Starting at the top of the listing, extract every line up to and including the one with "const FS = 21;". Pictures stay out of the copy.

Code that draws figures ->
──────────────────────────────

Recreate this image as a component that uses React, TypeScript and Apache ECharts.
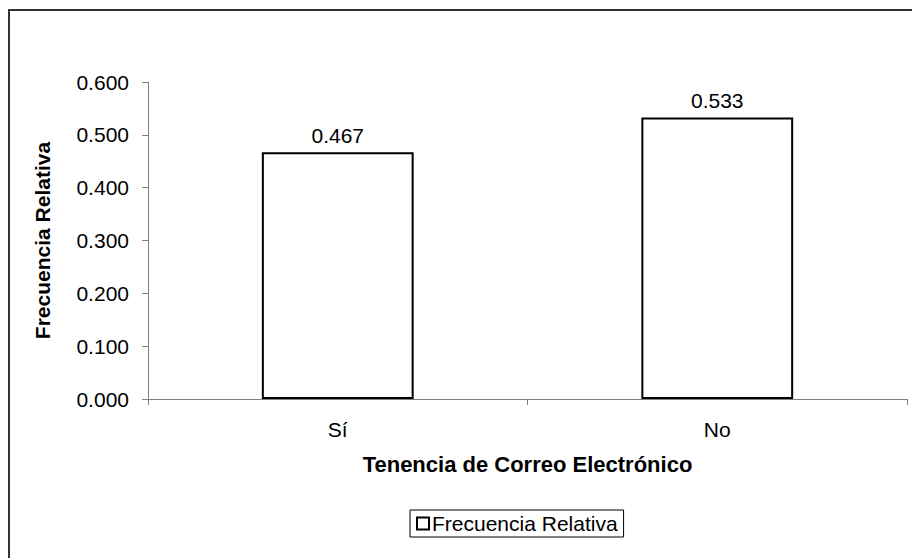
import React, { useEffect, useRef } from "react";
import * as echarts from "echarts";

const categories = ["Sí", "No"];
const values = [0.467, 0.533];
const seriesName = "Frecuencia Relativa";
const xTitle = "Tenencia de Correo Electrónico";
const yTitle = "Frecuencia Relativa";

const FONT = "'Liberation Sans', Arial, sans-serif";
const FS = 21;

export default function App() {
  const ref = useRef<HTMLDivElement>(null);
  useEffect(() => {
    if (!ref.current) return;
    const chart = echarts.init(ref.current, undefined, { renderer: "svg" });
    chart.setOption({
      animation: false,
      backgroundColor: "#fff",
      textStyle: { fontFamily: FONT },
      grid: { left: 148, right: 5, top: 82, bottom: 159, containLabel: false },
      graphic: [
        {
          type: "rect",
          shape: { x: 9, y: 10, width: 1000, height: 1000 },
          style: { fill: "none", stroke: "#333", lineWidth: 2 },
          silent: true,
        },
      ],
      legend: {
        data: [{ name: seriesName, icon: "rect" }],
        left: 410,
        top: 510,
        itemWidth: 12,
        itemHeight: 12,
        itemGap: 5,
        padding: [3, 6, 3, 6],
        borderColor: "#000",
        borderWidth: 1,
        borderRadius: 0,
        itemStyle: { color: "#fff", borderColor: "#000", borderWidth: 2 },
        textStyle: { fontSize: FS, color: "#000", fontFamily: FONT, padding: [0, 0, 0, -2] },
      },
      xAxis: {
        type: "category",
        data: categories,
        name: xTitle,
        nameLocation: "middle",
        nameGap: 54,
        nameTextStyle: { fontSize: 22, fontWeight: "bold", color: "#000", fontFamily: FONT },
        axisLine: { lineStyle: { color: "#808080", width: 1 } },
        axisTick: { show: true, length: 6, lineStyle: { color: "#808080" } },
        axisLabel: { fontSize: FS, color: "#000", margin: 20, fontFamily: FONT },
      },
      yAxis: {
        type: "value",
        min: 0,
        max: 0.6,
        interval: 0.1,
        name: yTitle,
        nameLocation: "middle",
        nameGap: 95,
        nameTextStyle: { fontSize: FS, fontWeight: "bold", color: "#000", fontFamily: FONT },
        axisLine: { show: true, lineStyle: { color: "#808080", width: 1 } },
        axisTick: { show: true, length: 6, lineStyle: { color: "#808080" } },
        splitLine: { show: false },
        axisLabel: {
          fontSize: FS,
          color: "#000",
          margin: 19,
          fontFamily: FONT,
          formatter: (v: number) => v.toFixed(3),
        },
      },
      series: [
        {
          name: seriesName,
          type: "bar",
          data: values,
          barWidth: "40%",
          itemStyle: { color: "#fff", borderColor: "#000", borderWidth: 2 },
          label: {
            show: true,
            position: "top",
            distance: 6,
            fontSize: FS,
            color: "#000",
            fontFamily: FONT,
            formatter: (p: any) => Number(p.value).toFixed(3),
          },
        },
      ],
    });
    return () => chart.dispose();
  }, []);
  return (
    <div
      ref={ref}
      style={{ position: "absolute", left: 0, top: 0, width: 912, height: 558 }}
    />
  );
}
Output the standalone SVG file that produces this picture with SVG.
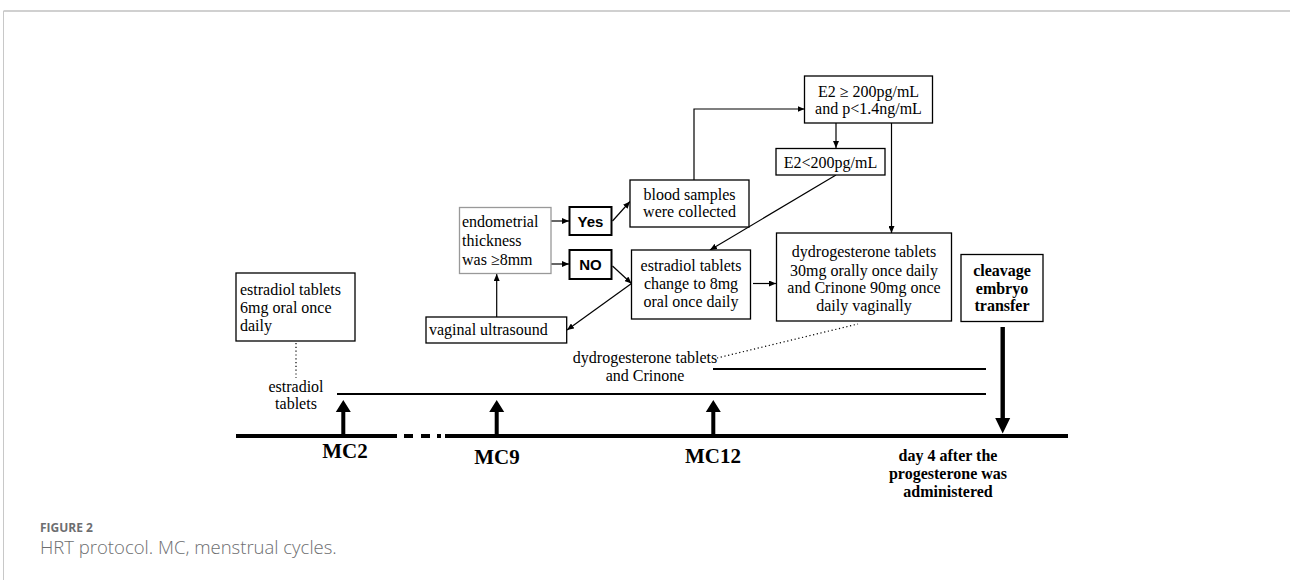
<svg xmlns="http://www.w3.org/2000/svg" width="1290" height="580" viewBox="0 0 1290 580">
<defs>
<marker id="ah" markerUnits="userSpaceOnUse" markerWidth="8" markerHeight="6" refX="7" refY="3" orient="auto">
<path d="M0,0 L7,3 L0,6 z" fill="#000"/>
</marker>
</defs>
<style>
.box{fill:#fff;stroke:#000;stroke-width:1.3}
.gbox{fill:#fff;stroke:#999;stroke-width:1.3}
.tbox{fill:#fff;stroke:#000;stroke-width:2}
.t{font-family:"Liberation Serif","Times New Roman",serif;font-size:16px;fill:#000}
.c{text-anchor:middle}
.b{font-weight:bold}
.s{font-family:"Liberation Sans",Arial,sans-serif;font-size:15px;font-weight:bold;fill:#000;text-anchor:middle}
.mc{font-family:"Liberation Serif","Times New Roman",serif;font-size:21px;font-weight:bold;fill:#000;text-anchor:middle}
.con{fill:none;stroke:#000;stroke-width:1.2;marker-end:url(#ah)}
.dot{fill:none;stroke:#000;stroke-width:1.2;stroke-dasharray:1.2 2.6}
.tl{stroke:#000;stroke-width:4;fill:none}
.bar{stroke:#000;stroke-width:2;fill:none}
.cap{font-family:"Open Sans","Noto Sans",sans-serif;fill:#6d6e70}
</style>
<rect x="0" y="0" width="1290" height="580" fill="#fff"/>
<g id="frame">
<line x1="3.5" y1="11" x2="1290" y2="11" stroke="#d0d0d0" stroke-width="2"/>
<line x1="3.5" y1="11" x2="3.5" y2="580" stroke="#c8c8c8" stroke-width="1"/>
</g>
<g id="connectors">
<line class="con" x1="551" y1="221" x2="569" y2="221"/>
<line class="con" x1="551" y1="264" x2="569" y2="264"/>
<line class="con" x1="612.5" y1="221" x2="630" y2="201.5"/>
<polyline class="con" points="694,180 694,109 804.5,109"/>
<line class="con" x1="836" y1="123" x2="836" y2="148"/>
<line class="con" x1="891.5" y1="123" x2="891.5" y2="233"/>
<line class="con" x1="836" y1="175" x2="710" y2="250"/>
<line class="con" x1="612.5" y1="266" x2="631.5" y2="283.5"/>
<line class="con" x1="631.5" y1="283.5" x2="567" y2="330"/>
<line class="con" x1="496.7" y1="317" x2="496.7" y2="274"/>
<line class="con" x1="753" y1="283.5" x2="776" y2="283.5"/>
<line class="dot" x1="296" y1="343" x2="296" y2="378"/>
<line class="dot" x1="717" y1="358" x2="858" y2="324"/>
</g>
<g id="timeline">
<line class="bar" x1="337" y1="394" x2="986" y2="394"/>
<line class="bar" x1="713" y1="369" x2="986" y2="369"/>
<line class="tl" x1="236" y1="436" x2="397" y2="436"/>
<line class="tl" x1="404" y1="436" x2="413" y2="436"/>
<line class="tl" x1="421" y1="436" x2="430" y2="436"/>
<line class="tl" x1="437" y1="436" x2="441" y2="436"/>
<line class="tl" x1="445" y1="436" x2="1068" y2="436"/>
<path d="M341.3,434 V412 H335.8 L343.3,400 L350.8,412 H345.3 V434 z" fill="#000"/>
<path d="M494.7,434 V412 H489.2 L496.7,400 L504.2,412 H498.7 V434 z" fill="#000"/>
<path d="M711.3,434 V412 H705.8 L713.3,400 L720.8,412 H715.3 V434 z" fill="#000"/>
<path d="M1000.5,327 V418 H995.2 L1002.7,433.5 L1010.2,418 H1004.9 V327 z" fill="#000"/>
</g>
<g id="n-estradiol6">
<rect class="box" x="236" y="273" width="119" height="68"/>
<text class="t" x="240" y="295">estradiol tablets</text>
<text class="t" x="240" y="313">6mg oral once</text>
<text class="t" x="240" y="331">daily</text>
</g>
<g id="n-vaginal">
<rect class="box" x="426" y="317" width="140.7" height="26"/>
<text class="t" x="429" y="335">vaginal ultrasound</text>
</g>
<g id="n-endo">
<rect class="gbox" x="459.5" y="207.5" width="91.5" height="66"/>
<text class="t" x="462" y="227">endometrial</text>
<text class="t" x="462" y="246">thickness</text>
<text class="t" x="462" y="265">was ≥8mm</text>
</g>
<g id="n-yes">
<rect class="tbox" x="569.5" y="207" width="42" height="28"/>
<text class="s" x="590.5" y="227">Yes</text>
</g>
<g id="n-no">
<rect class="tbox" x="569.5" y="250" width="42" height="29"/>
<text class="s" x="590.5" y="270">NO</text>
</g>
<g id="n-blood">
<rect class="box" x="630" y="180" width="119" height="47"/>
<text class="t c" x="689.5" y="200">blood samples</text>
<text class="t c" x="689.5" y="217">were collected</text>
</g>
<g id="n-e2ge">
<rect class="box" x="804.5" y="76" width="128" height="47"/>
<text class="t c" x="868.5" y="97">E2 ≥ 200pg/mL</text>
<text class="t c" x="868.5" y="113.5">and p&lt;1.4ng/mL</text>
</g>
<g id="n-e2lt">
<rect class="box" x="776" y="148.5" width="109" height="26.5"/>
<text class="t c" x="830.5" y="168">E2&lt;200pg/mL</text>
</g>
<g id="n-estradiol8">
<rect class="box" x="631.5" y="250" width="119" height="69"/>
<text class="t c" x="691" y="271">estradiol tablets</text>
<text class="t c" x="691" y="289">change to 8mg</text>
<text class="t c" x="691" y="307">oral once daily</text>
</g>
<g id="n-dydro">
<rect class="box" x="776.5" y="233" width="175" height="88"/>
<text class="t c" x="864" y="257">dydrogesterone tablets</text>
<text class="t c" x="864" y="275.5">30mg orally once daily</text>
<text class="t c" x="864" y="293">and Crinone 90mg once</text>
<text class="t c" x="864" y="311">daily vaginally</text>
</g>
<g id="n-cleavage">
<rect class="box" x="961" y="254.5" width="82" height="67"/>
<text class="t c b" x="1002" y="276">cleavage</text>
<text class="t c b" x="1002" y="293.5">embryo</text>
<text class="t c b" x="1002" y="311">transfer</text>
</g>
<g id="labels">
<text class="t c" x="296" y="392">estradiol</text>
<text class="t c" x="296" y="409">tablets</text>
<text class="t c" x="645" y="363">dydrogesterone tablets</text>
<text class="t c" x="645" y="381">and Crinone</text>
<text class="mc" x="345" y="458">MC2</text>
<text class="mc" x="497" y="464">MC9</text>
<text class="mc" x="713" y="463">MC12</text>
<text class="t c b" x="948" y="461">day 4 after the</text>
<text class="t c b" x="948" y="479">progesterone was</text>
<text class="t c b" x="948" y="497">administered</text>
</g>
<g id="caption">
<text class="cap" x="40" y="532" font-size="12" font-weight="bold">FIGURE 2</text>
<text class="cap" x="40" y="554" font-size="18.5" font-weight="300">HRT protocol. MC, menstrual cycles.</text>
</g>
</svg>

──────────────────────────────

FINAL RESULT ->
Recreate this image as a component that uses React, TypeScript and Apache ECharts.
import React, { useEffect, useRef } from "react";
import * as echarts from "echarts";

const categories = ["Sí", "No"];
const values = [0.467, 0.533];
const seriesName = "Frecuencia Relativa";
const xTitle = "Tenencia de Correo Electrónico";
const yTitle = "Frecuencia Relativa";

const FONT = "'Liberation Sans', Arial, sans-serif";
const FS = 21;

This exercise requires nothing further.